An overlay of the twenty-two-letter Tel Zayit abecedary shows the tenth-century BCE forms that were incised into the stone itself. Credit Zeitah.net. The letters samekh, peh and ayin (from right to left) are circled.

Ostracon of Unknown Provenance – In recent years, another ostracon with three Hebrew abecedaries has come to light, all three with pe preceding ayin.[21] The provenance of the ostracon is unknown, but the writing can be dated paleographically to the late seventh or early 6th century B.C.E.

Always Pe-Ayin

These abecedaries are the only aleph-bet abecedaries spanning the letters ayin and pe[22] dating to the pre-exilic period that have been discovered in ancient Israel. They come from different regions in ancient Israel, and pe precedes ayin in every one.[23] This suggests that the pe-ayin order was the only order in use in Israel in these early periods.[24]

Evidence from Epigraphy

One final piece of evidence for the pe-ayin order comes from epigraphy. The eminent epigrapher (scholar of inscriptions), Christopher Rollston, has shown that in Hebrew inscriptions from the eighth through sixth centuries B.C.E., when samekh is immediately followed by pe, the two letters are consistently written the same way in relation to one another:

The samek always ascends to a height above the register’s ceiling line, while the pe nestles snuggly below the left edge of the samek’s lowest crossbar.[25]

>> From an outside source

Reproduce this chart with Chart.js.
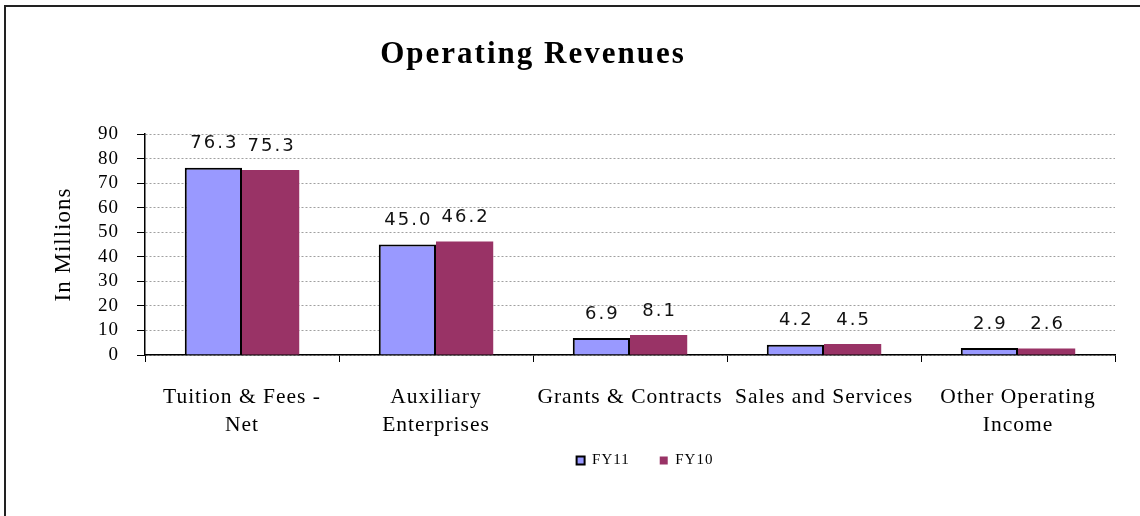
<!DOCTYPE html>
<html>
<head>
<meta charset="utf-8">
<script src="https://cdn.jsdelivr.net/npm/chart.js@4.4.1/dist/chart.umd.min.js"></script>
<style>
  html, body { margin: 0; padding: 0; background: #ffffff; }
  #wrap { width: 1140px; height: 516px; position: relative; }
</style>
</head>
<body>
<div id="wrap"><canvas id="c" width="1140" height="516"></canvas></div>
<script>
const chartTitle = "Operating Revenues";
const categories = [["Tuition & Fees -", "Net"], ["Auxiliary", "Enterprises"], "Grants & Contracts", "Sales and Services", ["Other Operating", "Income"]];
const seriesNames = ["FY11", "FY10"];
const fy11Values = [76.3, 45.0, 6.9, 4.2, 2.9];
const fy10Values = [75.3, 46.2, 8.1, 4.5, 2.6];
const yAxisTitle = "In Millions";
const yMin = 0, yMax = 90, yStep = 10;

const spacingPlugin = {
  id: 'spacing',
  beforeUpdate(chart) { try { chart.ctx.letterSpacing = '1px'; } catch (e) {} },
  beforeDraw(chart) { try { chart.ctx.letterSpacing = '1px'; } catch (e) {} },
  afterLayout(chart) {
    const lg = chart.legend;
    if (lg) {
      lg.left += 15; lg.right += 15;
      lg.top -= 16; lg.bottom -= 16;
    }
  }
};

const framePlugin = {
  id: 'frame',
  beforeDraw(chart) {
    const ctx = chart.ctx;
    ctx.save();
    ctx.fillStyle = '#ffffff';
    ctx.fillRect(0, 0, chart.width, chart.height);
    ctx.strokeStyle = '#222222';
    ctx.lineWidth = 2;
    ctx.beginPath();
    ctx.moveTo(5, chart.height + 2);
    ctx.lineTo(5, 6);
    ctx.lineTo(chart.width + 2, 6);
    ctx.stroke();
    ctx.restore();
  }
};

const titlePlugin = {
  id: 'customTitle',
  afterDraw(chart) {
    const ctx = chart.ctx;
    ctx.save();
    ctx.font = 'bold 31px "Liberation Serif"';
    try { ctx.letterSpacing = '2px'; } catch (e) {}
    ctx.fillStyle = '#000000';
    ctx.textAlign = 'center';
    ctx.textBaseline = 'middle';
    ctx.fillText(chartTitle, 533, 55);
    ctx.restore();
  }
};

const valueLabelPlugin = {
  id: 'valueLabels',
  afterDatasetsDraw(chart) {
    const ctx = chart.ctx;
    ctx.save();
    ctx.font = '18px "DejaVu Sans"';
    try { ctx.letterSpacing = '2px'; } catch (e) {}
    ctx.fillStyle = '#111111';
    ctx.textAlign = 'center';
    ctx.textBaseline = 'middle';
    chart.data.datasets.forEach((ds, di) => {
      const meta = chart.getDatasetMeta(di);
      meta.data.forEach((bar, i) => {
        ctx.fillText(ds.data[i].toFixed(1), bar.x + 1, bar.y - 24);
      });
    });
    ctx.restore();
  }
};

new Chart(document.getElementById('c'), {
  type: 'bar',
  data: {
    labels: categories,
    datasets: [
      {
        label: seriesNames[0],
        data: fy11Values,
        backgroundColor: '#9999FF',
        borderColor: '#000000',
        borderWidth: 2,
        borderSkipped: 'bottom'
      },
      {
        label: seriesNames[1],
        data: fy10Values,
        backgroundColor: '#993366',
        borderColor: '#993366',
        borderWidth: 0
      }
    ]
  },
  options: {
    responsive: false,
    animation: false,
    devicePixelRatio: 1,
    layout: { padding: { left: 50, right: 25, top: 134, bottom: 22 } },
    datasets: { bar: { categoryPercentage: 0.59, barPercentage: 1.0 } },
    plugins: {
      title: { display: false },
      tooltip: { enabled: false },
      legend: {
        display: true,
        position: 'bottom',
        fullSize: false,
        labels: {
          boxWidth: 8,
          boxHeight: 8,
          padding: 30,
          color: '#000000',
          font: { family: '"Liberation Serif"', size: 15 },
          generateLabels(chart) {
            return chart.data.datasets.map((ds, i) => ({
              text: ds.label,
              fillStyle: ds.backgroundColor,
              strokeStyle: i === 0 ? '#000000' : ds.backgroundColor,
              lineWidth: i === 0 ? 2 : 0,
              hidden: false,
              datasetIndex: i,
              fontColor: '#000000'
            }));
          }
        }
      }
    },
    scales: {
      x: {
        offset: true,
        afterFit(scale) { scale.height = 84; },
        grid: {
          display: true,
          offset: true,
          drawOnChartArea: false,
          drawTicks: true,
          tickLength: 7,
          tickColor: '#000000',
          color: '#000000'
        },
        border: { display: true, color: '#000000', width: 1.5 },
        ticks: {
          color: '#000000',
          padding: 21,
          maxRotation: 0,
          autoSkip: false,
          font: { family: '"Liberation Serif"', size: 21.5, lineHeight: 1.3 }
        }
      },
      y: {
        min: yMin,
        max: yMax,
        afterFit(scale) { scale.width = 95; },
        grid: {
          display: true,
          drawOnChartArea: true,
          drawTicks: true,
          tickLength: 8,
          tickColor: '#000000',
          tickBorderDash: [],
          color: '#a0a0a0',
          lineWidth: 1
        },
        border: { display: true, color: '#000000', width: 1.5, dash: [2, 2] },
        title: {
          display: true,
          text: yAxisTitle,
          color: '#000000',
          padding: { top: 0, bottom: 0 },
          font: { family: '"Liberation Serif"', size: 23 }
        },
        ticks: {
          stepSize: yStep,
          autoSkip: false,
          color: '#000000',
          padding: 18,
          font: { family: '"Liberation Serif"', size: 19 }
        }
      }
    }
  },
  plugins: [spacingPlugin, framePlugin, titlePlugin, valueLabelPlugin]
});
</script>
</body>
</html>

One illustrative example of this, is the word kesef (כ.ס.פ, “silver”) in the Shebna Inscription (“Royal Steward Inscription”) from 8th century Judah (the word is circled):

The steward inscription cropped. The writing is from right to left and the word kesef (כ.ס.פ) is circled. – Pic by Mustafaa at English Wikipedia CC BY-SA 3.0.

Such consistency in writing two adjacent letters is otherwise atypical but it is such a standard feature of ancient Hebrew inscriptions that Rollston has even used the lack of this feature as a supporting argument against forgeries![26] Ryan Byrne explains this pattern by suggesting that the Israelite scribes of this period may have been trained in an order in which samekhwas followed by pe, in other words, where ayin followed pe.[27]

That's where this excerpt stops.